# ELEMENTARY MATHEMATICS FROM AN ADVANCED STANDPOINT

OVERVIEW

The lecture course presents the basic theories of mathematics (geometry, arithmetic, calculus, set theory) within the perspective of present day mathematics, with the intent to highlight the technical points which must be known by the lecturer to give a clear presentation of such disciplines to a lay audiience. In particulare basic tools will be offered for the preparation of didactic activities and the discussion with students.

## AIMS AND CONTENT

LEARNING OUTCOMES

The lecture course presents the formal theories for the Euclidean geometry, non-Euclidean geometries, arithmetic, real analysis and set theory, and compares those with the standard informal presentations. From the expert's perspective various didactical questions related to the teaching of geometry, set theory and foundations will be analysed to provide the teacher-to-be with useful advanced tools to organize and develop one's own teaching practice such as, for instance, correct intuitions, relevant themes, significant problems and examples, applications, and interdisciplinary aspects.

AIMS AND LEARNING OUTCOMES

Study of the basic theories from the expert's point of view, to analyze didactic issues and research questions.

PREREQUISITES

None. Standard mathematical practice may be useful.

Teaching methods

Teaching style: In presence

SYLLABUS/CONTENT

Historical setting for the basic mathematical theories: Euclidean geometry, non-Euclidean geometries, arithmetic, real analysis, set theory. Review of the basics of mathematical logic and first order theories related to the basic mathematical theories.

Applications and experiments in didactics: Pythagora's theorem; Euler's line; Ceva's theorem; angles in a triangle; parallel lines; Fibonacci's sequence; Pascal's triangle; Matijasevic-Robinson theorem; algorithms for elementary operations.

RECOMMENDED READING/BIBLIOGRAPHY

Course notes and slides presented during the lectures will be available on aulaweb, complemented by other material. Notes taken at the lectures and the material on aulaweb are enough in preparation for the exam. The books listed below are good references.

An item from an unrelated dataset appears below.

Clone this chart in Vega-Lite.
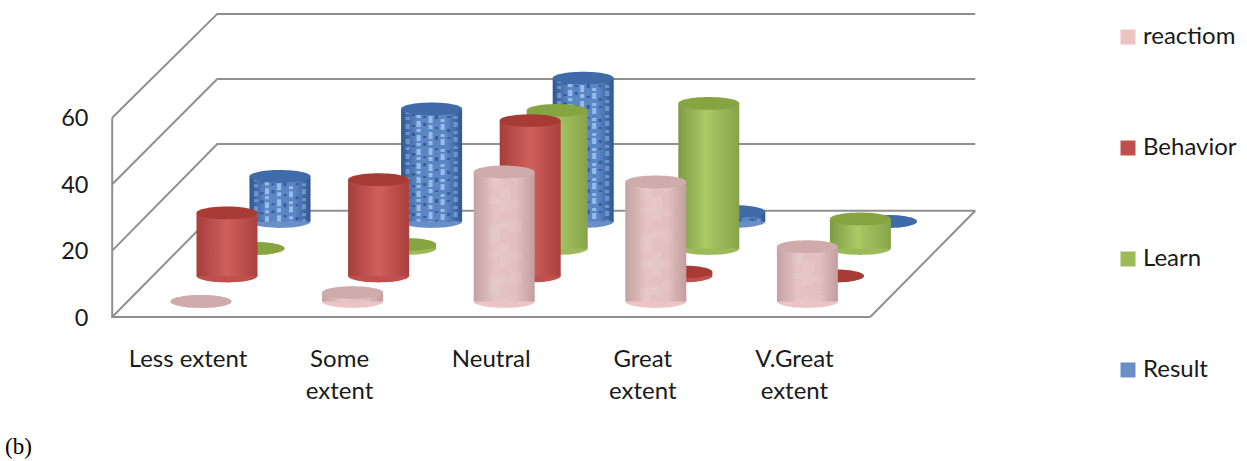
{
  "$schema": "https://vega.github.io/schema/vega-lite/v6.json",
  "width": 1247,
  "height": 461,
  "padding": 0,
  "autosize": "none",
  "background": "white",
  "title": {"text": "(b)", "orient": "bottom", "anchor": "start", "font": "Liberation Serif", "fontSize": 23, "fontWeight": "normal", "color": "#000000", "offset": -25, "dx": 5},
  "datasets": {
    "cells": [
      {"extent": "Less extent", "series": "reactiom", "value": 0},
      {"extent": "Some extent", "series": "reactiom", "value": 2.7},
      {"extent": "Neutral", "series": "reactiom", "value": 39},
      {"extent": "Great extent", "series": "reactiom", "value": 36},
      {"extent": "V.Great extent", "series": "reactiom", "value": 16.5},
      {"extent": "Less extent", "series": "Behavior", "value": 19},
      {"extent": "Some extent", "series": "Behavior", "value": 29},
      {"extent": "Neutral", "series": "Behavior", "value": 46.8},
      {"extent": "Great extent", "series": "Behavior", "value": 1.2},
      {"extent": "V.Great extent", "series": "Behavior", "value": 0},
      {"extent": "Less extent", "series": "Learn", "value": 0},
      {"extent": "Some extent", "series": "Learn", "value": 1.2},
      {"extent": "Neutral", "series": "Learn", "value": 41.6},
      {"extent": "Great extent", "series": "Learn", "value": 43.7},
      {"extent": "V.Great extent", "series": "Learn", "value": 8.9},
      {"extent": "Less extent", "series": "Result", "value": 13.6},
      {"extent": "Some extent", "series": "Result", "value": 33.9},
      {"extent": "Neutral", "series": "Result", "value": 43.2},
      {"extent": "Great extent", "series": "Result", "value": 3},
      {"extent": "V.Great extent", "series": "Result", "value": 0}
    ],
    "edges": [
      {"edge": "front wall", "slot": 0, "level": 60},
      {"edge": "front wall", "slot": 0, "level": 0},
      {"edge": "front wall", "slot": 5, "level": 0},
      {"edge": "floor right", "slot": 5, "level": 0},
      {"edge": "floor right", "slot": 5.693, "level": 32},
      {"edge": "floor back", "slot": 5.693, "level": 32},
      {"edge": "floor back", "slot": 0.693, "level": 32},
      {"edge": "floor back", "slot": 0, "level": 0},
      {"edge": "side 20", "slot": 0, "level": 20},
      {"edge": "side 20", "slot": 0.693, "level": 52.1},
      {"edge": "side 20", "slot": 5.693, "level": 52.1},
      {"edge": "side 40", "slot": 0, "level": 40},
      {"edge": "side 40", "slot": 0.693, "level": 71.7},
      {"edge": "side 40", "slot": 5.693, "level": 71.7},
      {"edge": "side 60", "slot": 0, "level": 60},
      {"edge": "side 60", "slot": 0.693, "level": 91.3},
      {"edge": "side 60", "slot": 5.693, "level": 91.3}
    ]
  },
  "layer": [
    {
      "data": {"name": "edges"},
      "mark": {"type": "line", "color": "#8f8f8f", "strokeWidth": 2},
      "encoding": {
        "x": {"field": "slot", "type": "quantitative", "axis": null, "scale": {"domain": [0, 6], "range": [112.2, 1021.8], "nice": false, "zero": false}},
        "y": {"field": "level", "type": "quantitative"},
        "detail": {"field": "edge"},
        "order": {"field": "row"}
      }
    },
    {
      "data": {"name": "cells"},
      "encoding": {
        "x": {
          "field": "extent", "type": "nominal", "sort": null,
          "scale": {"domain": ["Less extent", "Some extent", "Neutral", "Great extent", "V.Great extent"], "range": [112.2, 870.2], "paddingInner": 0, "paddingOuter": 0},
          "axis": {"title": null, "orient": "bottom", "offset": -114, "domain": false, "ticks": false, "labelAngle": 0, "labelPadding": 0, "labelBaseline": "top", "labelFont": "Lato", "labelFontSize": 24, "labelColor": "#1a1a1a", "labelLineHeight": 32, "labelLimit": 0, "labelExpr": "datum.value == 'Less extent' || datum.value == 'Neutral' ? datum.value : split(datum.value, ' ')"}
        },
        "y": {
          "field": "value", "type": "quantitative",
          "scale": {"domain": [-43.37, 95.48], "nice": false, "zero": false},
          "axis": {"title": null, "orient": "left", "offset": -113, "domain": false, "ticks": false, "grid": false, "values": [0, 20, 40, 60], "labelPadding": 25, "labelOffset": 1, "labelFont": "Lato", "labelFontSize": 23.5, "labelColor": "#1a1a1a"}
        }
      },
      "layer": [
        {
          "transform": [{"filter": "datum.series == 'Result'"}],
          "layer": [
            {"mark": {"type": "point", "style": "disc", "xOffset": 92, "yOffset": -95.5}, "encoding": {"y": {"datum": 0}, "color": {"field": "series", "type": "nominal", "scale": {"domain": ["reactiom", "Behavior", "Learn", "Result"], "range": ["#ecc4c4", "#c0504d", "#9bbb59", "#6a8fc8"]}}}},
            {"mark": {"type": "bar", "width": 61, "xOffset": 92, "yOffset": -95.5, "y2Offset": -95.5, "fill": {"x1": 0, "x2": 1, "y1": 0, "y2": 0, "gradient": "linear", "stops": [{"offset": 0, "color": "#2f5690"}, {"offset": 0.25, "color": "#5a86c4"}, {"offset": 0.75, "color": "#5a86c4"}, {"offset": 1, "color": "#2f5690"}]}}, "encoding": {"y2": {"datum": 0}}},
            {"mark": {"type": "rule", "style": "weaveLight", "xOffset": 68, "yOffset": -95.5, "y2Offset": -95.5, "opacity": 0.45, "strokeDash": [5, 3, 3, 4]}, "encoding": {"y2": {"datum": 0}}},
            {"mark": {"type": "rule", "style": "weaveDark", "xOffset": 74, "yOffset": -99.5, "y2Offset": -95.5, "strokeDash": [2, 6, 3, 9]}, "encoding": {"y2": {"datum": 0}}},
            {"mark": {"type": "rule", "style": "weaveLight", "xOffset": 79, "yOffset": -97.5, "y2Offset": -95.5, "strokeDash": [6, 2, 3, 3]}, "encoding": {"y2": {"datum": 0}}},
            {"mark": {"type": "rule", "style": "weaveDark", "xOffset": 85, "yOffset": -101.5, "y2Offset": -95.5, "strokeDash": [3, 10, 2, 5]}, "encoding": {"y2": {"datum": 0}}},
            {"mark": {"type": "rule", "style": "weaveLight", "xOffset": 91, "yOffset": -95.5, "y2Offset": -95.5, "strokeDash": [4, 3, 7, 2]}, "encoding": {"y2": {"datum": 0}}},
            {"mark": {"type": "rule", "style": "weaveDark", "xOffset": 97, "yOffset": -98.5, "y2Offset": -95.5, "strokeDash": [2, 7, 4, 8]}, "encoding": {"y2": {"datum": 0}}},
            {"mark": {"type": "rule", "style": "weaveLight", "xOffset": 103, "yOffset": -100.5, "y2Offset": -95.5, "strokeDash": [3, 2, 6, 4]}, "encoding": {"y2": {"datum": 0}}},
            {"mark": {"type": "rule", "style": "weaveDark", "xOffset": 109, "yOffset": -96.5, "y2Offset": -95.5, "strokeDash": [3, 5, 2, 11]}, "encoding": {"y2": {"datum": 0}}},
            {"mark": {"type": "rule", "style": "weaveLight", "xOffset": 116, "yOffset": -97.5, "y2Offset": -95.5, "opacity": 0.45, "strokeDash": [5, 4, 3, 3]}, "encoding": {"y2": {"datum": 0}}},
            {"mark": {"type": "point", "style": "disc", "xOffset": 92, "yOffset": -95.5, "fill": "#3f6ca8"}}
          ]
        },
        {
          "transform": [{"filter": "datum.series == 'Learn'"}],
          "layer": [
            {"mark": {"type": "point", "style": "disc", "xOffset": 66, "yOffset": -68.5}, "encoding": {"y": {"datum": 0}, "color": {"field": "series", "type": "nominal", "scale": {"domain": ["reactiom", "Behavior", "Learn", "Result"], "range": ["#ecc4c4", "#c0504d", "#9bbb59", "#6a8fc8"]}}}},
            {"mark": {"type": "bar", "width": 61, "xOffset": 66, "yOffset": -68.5, "y2Offset": -68.5, "fill": {"x1": 0, "x2": 1, "y1": 0, "y2": 0, "gradient": "linear", "stops": [{"offset": 0, "color": "#7e9c44"}, {"offset": 0.45, "color": "#abc966"}, {"offset": 1, "color": "#86a34a"}]}}, "encoding": {"y2": {"datum": 0}}},
            {"mark": {"type": "point", "style": "disc", "xOffset": 66, "yOffset": -68.5, "fill": "#86a542"}}
          ]
        },
        {
          "transform": [{"filter": "datum.series == 'Behavior'"}],
          "layer": [
            {"mark": {"type": "point", "style": "disc", "xOffset": 39, "yOffset": -41}, "encoding": {"y": {"datum": 0}, "color": {"field": "series", "type": "nominal", "scale": {"domain": ["reactiom", "Behavior", "Learn", "Result"], "range": ["#ecc4c4", "#c0504d", "#9bbb59", "#6a8fc8"]}}}},
            {"mark": {"type": "bar", "width": 61, "xOffset": 39, "yOffset": -41, "y2Offset": -41, "fill": {"x1": 0, "x2": 1, "y1": 0, "y2": 0, "gradient": "linear", "stops": [{"offset": 0, "color": "#a63e3a"}, {"offset": 0.5, "color": "#d0605c"}, {"offset": 1, "color": "#ab403c"}]}}, "encoding": {"y2": {"datum": 0}}},
            {"mark": {"type": "point", "style": "disc", "xOffset": 39, "yOffset": -41, "fill": "#a93b37"}}
          ]
        },
        {
          "transform": [{"filter": "datum.series == 'reactiom'"}],
          "layer": [
            {"mark": {"type": "point", "style": "disc", "xOffset": 13, "yOffset": -15.5}, "encoding": {"y": {"datum": 0}, "color": {"field": "series", "type": "nominal", "scale": {"domain": ["reactiom", "Behavior", "Learn", "Result"], "range": ["#ecc4c4", "#c0504d", "#9bbb59", "#6a8fc8"]}}}},
            {"mark": {"type": "bar", "width": 61, "xOffset": 13, "yOffset": -15.5, "y2Offset": -15.5, "fill": {"x1": 0, "x2": 1, "y1": 0, "y2": 0, "gradient": "linear", "stops": [{"offset": 0, "color": "#c4a2a2"}, {"offset": 0.35, "color": "#e6c4c4"}, {"offset": 0.7, "color": "#e2bebe"}, {"offset": 1, "color": "#c29e9e"}]}}, "encoding": {"y2": {"datum": 0}}},
            {"mark": {"type": "rule", "style": "mottle", "xOffset": 3, "yOffset": -15.5, "y2Offset": -15.5, "strokeDash": [17, 9, 6, 21]}, "encoding": {"y2": {"datum": 0}}},
            {"mark": {"type": "rule", "style": "mottle", "xOffset": 14, "yOffset": -22.5, "y2Offset": -15.5, "strokeDash": [8, 14, 23, 11]}, "encoding": {"y2": {"datum": 0}}},
            {"mark": {"type": "rule", "style": "mottle", "xOffset": 25, "yOffset": -18.5, "y2Offset": -15.5, "strokeDash": [12, 19, 7, 13]}, "encoding": {"y2": {"datum": 0}}},
            {"mark": {"type": "point", "style": "disc", "xOffset": 13, "yOffset": -15.5, "fill": "#cfabab"}}
          ]
        }
      ]
    }
  ],
  "resolve": {"scale": {"x": "independent"}},
  "config": {
    "view": {"stroke": null},
    "style": {
      "disc": {"filled": true, "shape": "M-1,0A1,0.21,0,1,1,1,0A1,0.21,0,1,1,-1,0Z", "size": 3721, "opacity": 1, "strokeWidth": 0},
      "weaveLight": {"color": "#a9c8f3", "strokeWidth": 4, "opacity": 0.8},
      "weaveDark": {"color": "#2c5490", "strokeWidth": 3, "opacity": 0.8},
      "mottle": {"color": "#ffffff", "strokeWidth": 11, "opacity": 0.07}
    },
    "legend": {
      "orient": "none", "legendX": 1116, "legendY": 25, "title": null, "symbolType": "square", "symbolSize": 225, "symbolStrokeWidth": 0,
      "labelFont": "Lato", "labelFontSize": 24, "labelColor": "#1a1a1a", "labelOffset": 3, "rowPadding": 87, "labelLimit": 0
    },
    "axis": {"labelOverlap": false}
  }
}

Mendelson, E. Introduzione alla logica matematica. Boringhieri

Prodi, Analisi matematica, Boringhieri

Russo, Il primo libro degli elementi di Euclide, Carocci

## TEACHERS AND EXAM BOARD

**Ricevimento:** by appointment

Exam Board

GIUSEPPE ROSOLINI (President)

RUGGERO PAGNAN

FRANCESCA MORSELLI (President Substitute)

## LESSONS

Teaching methods

Teaching style: In presence

LESSONS START

The class will start according to the academic calendar.

## EXAMS

Exam description

The exam consists of a written essay and of an oral examination which can be taken in either order. The written essay is on the arguments of the lecture course and asks for the presentation of particular subjects taught in the course. The oral examination is a presentation and an open discussion of subjects in the syllabus. The final mark determines how the two tests complement each other. The oral examination can be taken in itinere.

Assessment methods

The written essay verifies the actual acquisition of the mathematical knowledge of the basic mathematical theories. The oral examination consists mainly in a presentation of some part of the syllabus and aims at evaluating that the student has acquired an appropriate level of knowledge and analytical skills about the mathematical theories.